DO THIS = Output exactly the lines from the first line of the records below through the line containing "0.987, 0.992, 0.997];", both included, leaving out any pictures.

DATA SHOWN =
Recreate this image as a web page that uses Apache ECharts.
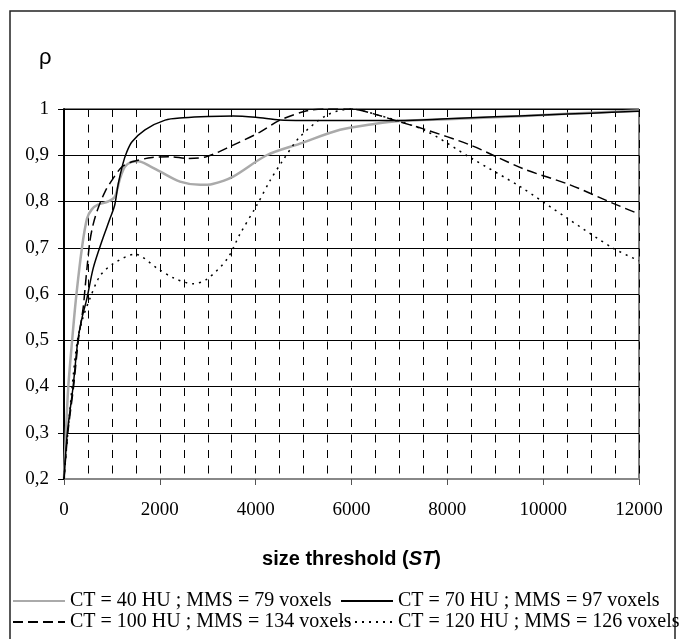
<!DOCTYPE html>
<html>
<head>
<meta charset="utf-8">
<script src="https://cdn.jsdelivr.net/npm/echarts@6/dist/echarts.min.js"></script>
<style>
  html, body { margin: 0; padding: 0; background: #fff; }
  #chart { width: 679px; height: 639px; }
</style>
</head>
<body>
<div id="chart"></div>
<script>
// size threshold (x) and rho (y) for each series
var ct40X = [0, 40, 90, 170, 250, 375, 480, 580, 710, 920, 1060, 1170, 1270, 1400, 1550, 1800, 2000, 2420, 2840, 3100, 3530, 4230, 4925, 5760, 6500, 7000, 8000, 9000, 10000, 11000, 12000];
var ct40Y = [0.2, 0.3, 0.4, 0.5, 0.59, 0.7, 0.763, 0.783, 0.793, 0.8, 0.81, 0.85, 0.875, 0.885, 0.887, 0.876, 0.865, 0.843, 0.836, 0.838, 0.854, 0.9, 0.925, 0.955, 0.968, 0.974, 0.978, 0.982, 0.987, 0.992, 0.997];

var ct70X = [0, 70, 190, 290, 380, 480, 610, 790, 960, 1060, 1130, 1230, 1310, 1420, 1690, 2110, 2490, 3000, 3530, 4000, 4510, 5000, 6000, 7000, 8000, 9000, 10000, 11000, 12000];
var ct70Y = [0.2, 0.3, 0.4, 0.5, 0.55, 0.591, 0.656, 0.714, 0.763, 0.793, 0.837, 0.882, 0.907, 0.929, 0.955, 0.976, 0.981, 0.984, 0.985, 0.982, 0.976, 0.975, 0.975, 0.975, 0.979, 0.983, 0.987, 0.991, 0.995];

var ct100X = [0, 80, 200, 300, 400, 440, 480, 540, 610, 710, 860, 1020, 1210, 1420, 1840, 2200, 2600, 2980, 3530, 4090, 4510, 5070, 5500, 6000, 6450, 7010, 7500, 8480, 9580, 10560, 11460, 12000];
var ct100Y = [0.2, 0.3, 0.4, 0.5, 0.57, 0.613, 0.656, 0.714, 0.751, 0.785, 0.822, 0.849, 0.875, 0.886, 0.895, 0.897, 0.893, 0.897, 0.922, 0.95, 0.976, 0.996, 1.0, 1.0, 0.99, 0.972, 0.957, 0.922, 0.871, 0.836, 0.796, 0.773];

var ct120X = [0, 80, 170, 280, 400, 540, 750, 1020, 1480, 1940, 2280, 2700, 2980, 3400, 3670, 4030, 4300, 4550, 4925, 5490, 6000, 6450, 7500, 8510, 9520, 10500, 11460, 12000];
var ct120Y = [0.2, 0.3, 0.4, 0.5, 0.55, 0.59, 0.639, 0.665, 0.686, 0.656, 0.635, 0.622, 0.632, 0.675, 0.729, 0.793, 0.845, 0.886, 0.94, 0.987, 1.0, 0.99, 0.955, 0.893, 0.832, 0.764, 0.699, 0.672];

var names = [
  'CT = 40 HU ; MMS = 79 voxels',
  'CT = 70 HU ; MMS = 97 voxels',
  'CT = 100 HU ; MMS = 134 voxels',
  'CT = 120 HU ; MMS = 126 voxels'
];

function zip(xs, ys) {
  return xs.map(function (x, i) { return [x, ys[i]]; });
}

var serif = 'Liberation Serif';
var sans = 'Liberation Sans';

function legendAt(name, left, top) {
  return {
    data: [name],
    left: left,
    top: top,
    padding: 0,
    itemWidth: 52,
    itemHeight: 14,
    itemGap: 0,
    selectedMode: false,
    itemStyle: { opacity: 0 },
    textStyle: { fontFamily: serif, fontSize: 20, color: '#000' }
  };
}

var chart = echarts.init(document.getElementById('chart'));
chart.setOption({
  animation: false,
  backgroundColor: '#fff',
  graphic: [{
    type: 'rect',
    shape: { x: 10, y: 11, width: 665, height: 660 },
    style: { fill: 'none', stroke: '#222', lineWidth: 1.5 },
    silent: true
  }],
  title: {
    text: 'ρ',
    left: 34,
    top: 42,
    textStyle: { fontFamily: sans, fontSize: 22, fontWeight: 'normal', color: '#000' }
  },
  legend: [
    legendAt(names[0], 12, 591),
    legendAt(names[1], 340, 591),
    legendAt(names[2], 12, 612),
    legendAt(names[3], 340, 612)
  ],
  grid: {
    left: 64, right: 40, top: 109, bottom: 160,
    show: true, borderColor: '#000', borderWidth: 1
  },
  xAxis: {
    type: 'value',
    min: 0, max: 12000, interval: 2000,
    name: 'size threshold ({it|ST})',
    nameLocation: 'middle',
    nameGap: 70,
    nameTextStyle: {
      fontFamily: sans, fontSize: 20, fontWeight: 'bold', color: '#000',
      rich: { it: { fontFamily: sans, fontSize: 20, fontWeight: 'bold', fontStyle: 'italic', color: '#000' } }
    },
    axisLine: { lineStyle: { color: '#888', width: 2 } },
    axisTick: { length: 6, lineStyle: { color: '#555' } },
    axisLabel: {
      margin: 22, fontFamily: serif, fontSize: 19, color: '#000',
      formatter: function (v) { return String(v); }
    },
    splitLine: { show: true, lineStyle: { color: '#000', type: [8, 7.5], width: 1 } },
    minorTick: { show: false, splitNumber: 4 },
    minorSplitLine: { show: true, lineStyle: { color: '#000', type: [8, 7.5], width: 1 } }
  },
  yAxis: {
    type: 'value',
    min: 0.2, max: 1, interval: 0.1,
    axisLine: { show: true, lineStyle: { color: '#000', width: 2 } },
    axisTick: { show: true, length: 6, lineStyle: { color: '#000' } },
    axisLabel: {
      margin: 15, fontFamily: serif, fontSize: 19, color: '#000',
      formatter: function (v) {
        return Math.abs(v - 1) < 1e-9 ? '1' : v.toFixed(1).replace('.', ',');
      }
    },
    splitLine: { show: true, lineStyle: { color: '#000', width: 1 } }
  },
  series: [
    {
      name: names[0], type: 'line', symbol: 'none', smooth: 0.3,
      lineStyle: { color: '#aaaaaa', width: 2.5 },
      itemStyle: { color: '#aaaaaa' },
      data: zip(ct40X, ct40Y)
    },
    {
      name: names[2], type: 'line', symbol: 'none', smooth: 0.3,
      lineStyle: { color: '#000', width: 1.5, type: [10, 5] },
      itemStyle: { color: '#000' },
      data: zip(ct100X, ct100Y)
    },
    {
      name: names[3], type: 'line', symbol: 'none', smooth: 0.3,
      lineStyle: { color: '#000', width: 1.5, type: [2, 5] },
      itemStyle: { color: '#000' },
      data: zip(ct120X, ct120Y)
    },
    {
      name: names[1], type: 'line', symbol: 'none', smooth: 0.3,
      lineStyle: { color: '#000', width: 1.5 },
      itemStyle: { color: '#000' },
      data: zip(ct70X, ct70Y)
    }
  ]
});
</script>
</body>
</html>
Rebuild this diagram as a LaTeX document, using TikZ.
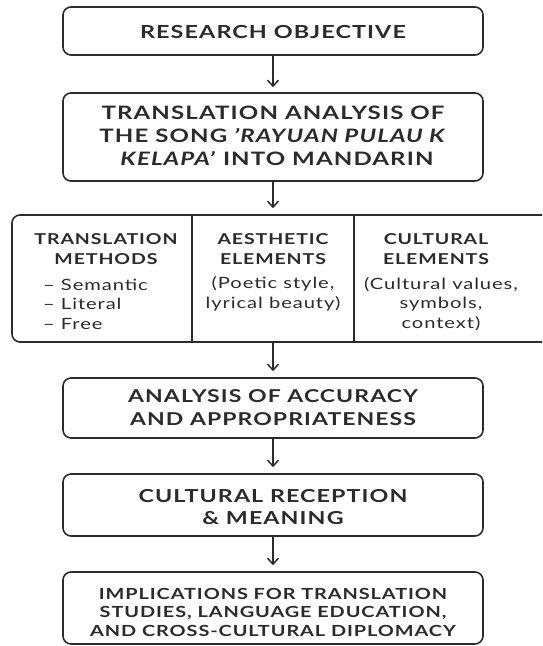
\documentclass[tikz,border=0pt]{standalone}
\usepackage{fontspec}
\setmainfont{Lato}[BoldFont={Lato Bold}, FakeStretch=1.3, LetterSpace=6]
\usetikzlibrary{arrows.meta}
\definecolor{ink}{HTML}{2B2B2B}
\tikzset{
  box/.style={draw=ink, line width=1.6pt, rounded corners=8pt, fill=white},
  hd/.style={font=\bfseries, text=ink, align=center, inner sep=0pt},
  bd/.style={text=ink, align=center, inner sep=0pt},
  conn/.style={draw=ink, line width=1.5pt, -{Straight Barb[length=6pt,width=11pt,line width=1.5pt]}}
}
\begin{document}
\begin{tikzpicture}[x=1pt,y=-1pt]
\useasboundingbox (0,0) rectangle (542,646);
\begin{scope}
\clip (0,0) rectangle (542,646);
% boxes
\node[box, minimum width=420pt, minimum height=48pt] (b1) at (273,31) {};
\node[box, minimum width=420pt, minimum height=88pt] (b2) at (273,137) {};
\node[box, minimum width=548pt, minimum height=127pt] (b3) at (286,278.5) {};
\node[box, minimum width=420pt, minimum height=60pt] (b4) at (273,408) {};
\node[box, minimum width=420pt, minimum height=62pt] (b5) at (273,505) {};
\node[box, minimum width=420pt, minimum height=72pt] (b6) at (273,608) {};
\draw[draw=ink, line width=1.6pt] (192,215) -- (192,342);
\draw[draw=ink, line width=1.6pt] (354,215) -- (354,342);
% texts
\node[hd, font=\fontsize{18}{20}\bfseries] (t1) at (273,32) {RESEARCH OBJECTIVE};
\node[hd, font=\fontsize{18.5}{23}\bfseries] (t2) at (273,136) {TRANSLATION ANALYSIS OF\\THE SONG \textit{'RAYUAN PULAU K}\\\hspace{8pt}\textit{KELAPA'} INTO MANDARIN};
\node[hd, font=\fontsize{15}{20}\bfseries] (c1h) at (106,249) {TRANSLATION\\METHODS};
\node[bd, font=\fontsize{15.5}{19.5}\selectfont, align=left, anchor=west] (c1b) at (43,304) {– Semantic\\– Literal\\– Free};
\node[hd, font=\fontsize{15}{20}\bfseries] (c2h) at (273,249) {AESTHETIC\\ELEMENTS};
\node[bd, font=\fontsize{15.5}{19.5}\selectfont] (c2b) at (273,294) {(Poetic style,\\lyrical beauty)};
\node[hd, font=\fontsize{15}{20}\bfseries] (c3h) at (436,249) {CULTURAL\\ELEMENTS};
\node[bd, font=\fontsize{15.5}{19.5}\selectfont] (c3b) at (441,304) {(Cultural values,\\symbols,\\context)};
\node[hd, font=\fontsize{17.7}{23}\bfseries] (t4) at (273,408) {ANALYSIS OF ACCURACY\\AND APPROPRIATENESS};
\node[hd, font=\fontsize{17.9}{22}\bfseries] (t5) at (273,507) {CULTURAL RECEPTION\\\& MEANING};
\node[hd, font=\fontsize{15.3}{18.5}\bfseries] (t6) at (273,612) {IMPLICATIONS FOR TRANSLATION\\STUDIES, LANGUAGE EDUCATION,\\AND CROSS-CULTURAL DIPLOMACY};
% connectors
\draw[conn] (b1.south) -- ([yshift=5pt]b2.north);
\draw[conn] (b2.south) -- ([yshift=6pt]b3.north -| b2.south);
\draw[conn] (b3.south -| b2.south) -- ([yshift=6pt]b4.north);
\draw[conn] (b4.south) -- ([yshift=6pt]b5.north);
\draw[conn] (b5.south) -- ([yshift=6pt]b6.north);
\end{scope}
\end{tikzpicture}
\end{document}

WRITTEN REPLY =
Recreate this image as a web page that uses Apache ECharts.
<!DOCTYPE html>
<html>
<head>
<meta charset="utf-8">
<script src="https://cdn.jsdelivr.net/npm/echarts@6/dist/echarts.min.js"></script>
<style>
  html, body { margin: 0; padding: 0; background: #fff; }
  #chart { width: 679px; height: 639px; }
</style>
</head>
<body>
<div id="chart"></div>
<script>
// size threshold (x) and rho (y) for each series
var ct40X = [0, 40, 90, 170, 250, 375, 480, 580, 710, 920, 1060, 1170, 1270, 1400, 1550, 1800, 2000, 2420, 2840, 3100, 3530, 4230, 4925, 5760, 6500, 7000, 8000, 9000, 10000, 11000, 12000];
var ct40Y = [0.2, 0.3, 0.4, 0.5, 0.59, 0.7, 0.763, 0.783, 0.793, 0.8, 0.81, 0.85, 0.875, 0.885, 0.887, 0.876, 0.865, 0.843, 0.836, 0.838, 0.854, 0.9, 0.925, 0.955, 0.968, 0.974, 0.978, 0.982, 0.987, 0.992, 0.997];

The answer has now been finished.